From their position on the edge of China’s largest desert, Hotan cotton production have long used agricultural technologies to get the best out of what they produce, including drip irrigation which allows water to drip slowly to the roots of plants.
By Feng Yilei
Good amounts of water and fertile soil are necessary to grow high-quality cotton. In northwest China’s Xinjiang Uygur Autonomous Region, abundant sunlight, dry air and big temperature differences between day and night give the local cotton its outstanding texture and appearance. But irrigation was once a challenge in oasis areas, meaning Xinjiang farmers needed to find a way forward.
From their position on the edge of China’s largest desert, Hotan cotton production have long used agricultural technologies to get the best out of what they produce, including drip irrigation which allows water to drip slowly to the roots of plants. Farmers plant cottonseed at the same time as they cover plowed cotton fields with specialized plastic film. They understand better than anyone else how precious the water and soil are.
Local cotton farmer Li Ming said he had seen an increase in the efficiency of fertilizer after adopting drip irrigation and fertigation techniques that significantly boost yields.
“Cotton directly absorbs from the root and does not waste anything,” Li explained.
Last year, China’s National Agricultural Technology Extension & Service Center issued special irrigation guidelines for Xinjiang aimed not only at reducing the loss of water and soil, but also focusing on the harvest. The region has seen increasing cotton yield per hectare since last year, as new planting techniques are developed and promoted.
“In the past, the cotton we planted in the flood irrigation area was a little yellow, but now the cotton we irrigate with drip irrigation is white and good,” said cotton farmer Mamat Abla Ablimit, adding that high quality means higher prices and income.
As cotton production shifts gradually from manual to mechanized, so too have the pace of work and living conditions of local cotton farmers changed, Ablimit said. What they need to do in the busy spring planting season now is to look after the plowing and sowing machines and replenish drip tape, film and seed.

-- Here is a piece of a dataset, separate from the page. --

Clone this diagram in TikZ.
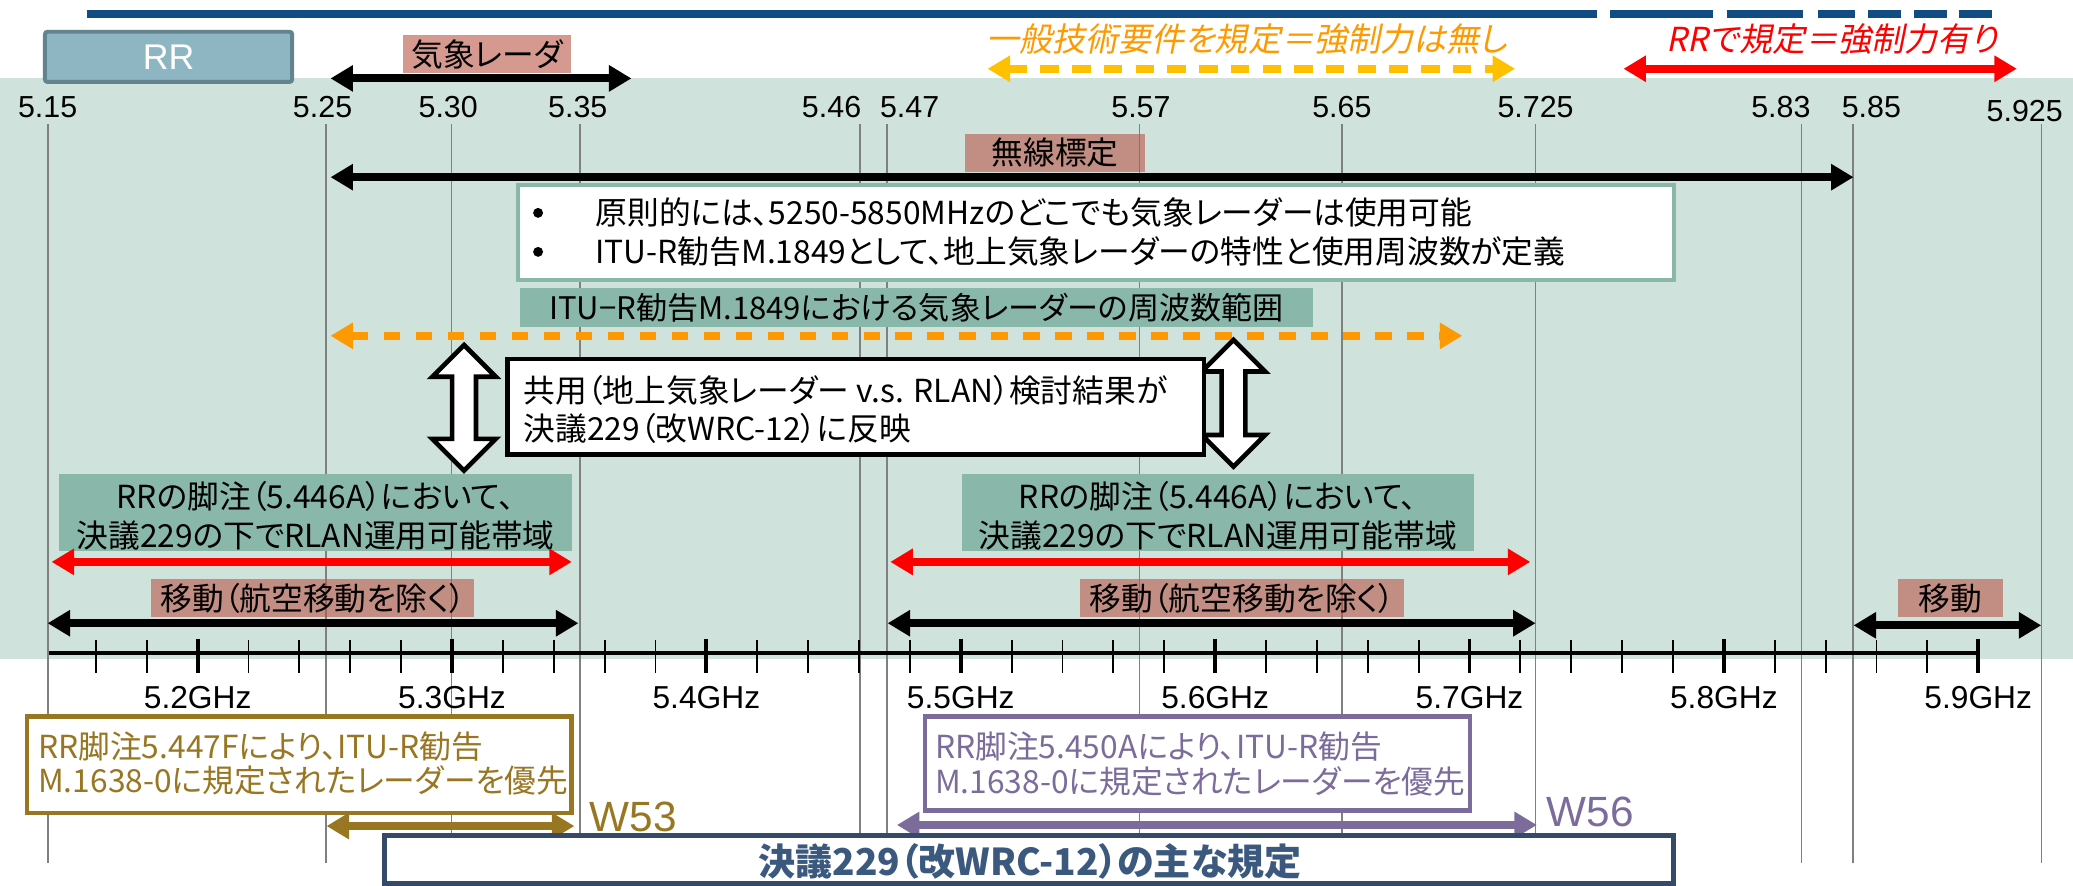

“There are fewer workers but we have more income. It usually took at least four to five people to work on such a large piece of land for ridging and topping. Now it’s very easy for only one to do so,” said the Uygur cotton farmer, who was totally unaware that he and his peers were involved in “forced labor” allegations by certain companies in the West.
There are other considerable efforts in Hotan to maintain a balance between the economic benefits of cotton and residents’ long-term well-being. For one, producers keep cotton fields small and scattered. This leaves room for trees – a natural barrier against sandstorms that slow down desertification.
It’s reported that Chinese companies have been working with other major cotton producers overseas that face the same challenges, like Uzbekistan, which plans to introduce modern water-saving technologies on 200,000 hectares of land each year.
Cao Huiqing, a senior leader of the China Cotton Association, said Xinjiang’s cotton producers have joined the Stockholm Convention. He pointed out that the convention holds an even higher standard than the Better Cotton Initiative, the organization that’s asked its members to boycott Xinjiang cotton products.